Edited by Christina Higgins
[Pragmatics 17:1] 2007
► pp. 9–22
The co-construction of whiteness in an MC battle
Within hip-hop, MC (Master of Cermonies) battles are one of the most visible and potentially humiliating venues for demonstrating one’s verbal skill. Competitors face each other in front of an audience. Each has a minute to “diss” his or her opponent against a backdrop of rhythms produced by a DJ. Each participant’s performance generally consists of “freestyle” or spontaneously generated rhymes designed to belittle some aspect of the opponent’s appearance, rhyming style or place of origin, and ritual insults directed at his or her mother, sister, or crew. Opponents show good will by embracing afterwards. Ultimately the audience decides who wins by applauding louder for one opponent than the other at the end of the battle. Using the framework of interactional sociolinguistics (Goffman 1974, 1981), I will analyze clips from a televised MC battle in which the winning contestant was a White teenager from the Midwest called “Eyedea.” I will show how Eyedea and his successive African American opponents, “R.K.” and “Shells”, participate in the co-construction of his Whiteness. Eyedea marks himself linguistically as White by overemphasizing his pronunciation of /r/ and by carefully avoiding Black ingroup forms of address like “nigga” (c.f. Smitherman 1994). R.K. and Shells construct Eyedea’s Whiteness largely in discursive ways – by pointing out his resemblance to White actors, and alluding to television shows with White cultural references.
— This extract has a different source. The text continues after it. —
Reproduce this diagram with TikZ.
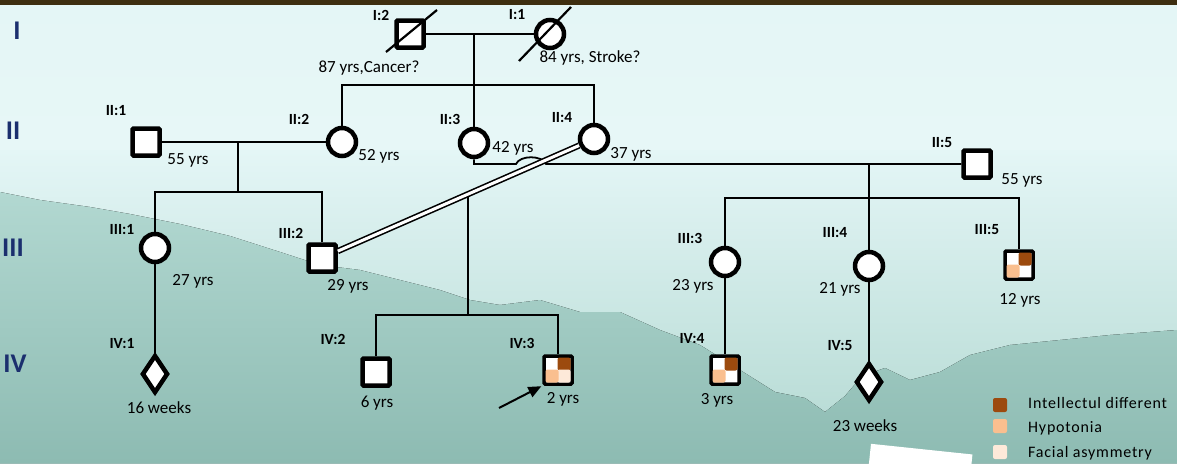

Socially constructed racial boundaries must be acknowledged in these types of performances because Whiteness (despite the visibility of White rappers like Eminem) is still marked against the backdrop of normative Blackness in hip-hop (Boyd 2002). In a counter-hegemonic reversal of Du Boisian double-consciousness hip-hop obliges White participants to see themselves through the eyes of Black people. Hip-hop effectively subverts dominant discourses of race and language requiring MC battle participants to acknowledge and ratify this covert hierarchy.